Wednesday, September 16, 2015

Professor Strunk's 1919 advice to developers in 2016

Before computers existed, English professor William Strunk gave sage advice on how to develop software.
"Vigorous writing is concise. A sentence should contain no unnecessary words, a paragraph no unnecessary sentences, for the same reason that a drawing should have no unnecessary lines and a machine no unnecessary parts."
Frankly, it was the "...and a machine no unnecessary parts," I thought especially relevant.

While preparing for a presentation at Dreamforce 15 I was reminded of this advice while considering a slide recommending Salesforce developers clean-up their change sets and deployments before moving them into production.

Honestly, during the development of even a single method or subroutine it's possible for there to be code that may have had meaning in the method's early development, but after multiple iterations has been orphaned or otherwise has no impact.  It is the developer's responsibility to identify and eliminate unnecessary code and unused variables, just as in a class unused methods should be eliminated (no matter our affection for them).  Why would it be such a surprise that unused classes, pages, components, reports, report folders, flows, images, etc. shouldn't also be eliminated before being immortalized in a production system?

"...and a machine no unnecessary parts."

Some integrated development environments (IDEs) have code browsers that are able to identify unreachable code.  I'm not yet aware of one for Salesforce development, but if you know of one please share it.
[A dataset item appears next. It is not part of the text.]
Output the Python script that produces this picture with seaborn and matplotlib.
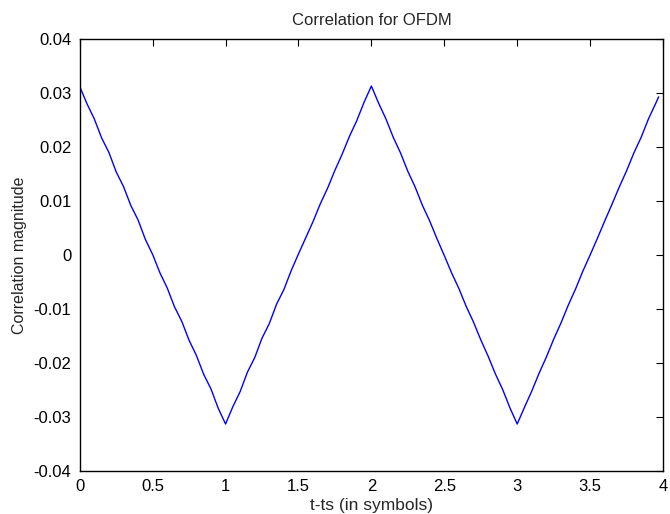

Until then, it is the developer's responsibility to eliminate code and other artifacts from their projects and repositories--remembering to pay as much attention to their static resources, permission sets, profiles, and other configuration elements as to Visualforce and Apex.

Salesforce haystacks are large enough without the code and components that do nothing getting in the way of maintenance, documentation, code coverage, and ultimately process improvement.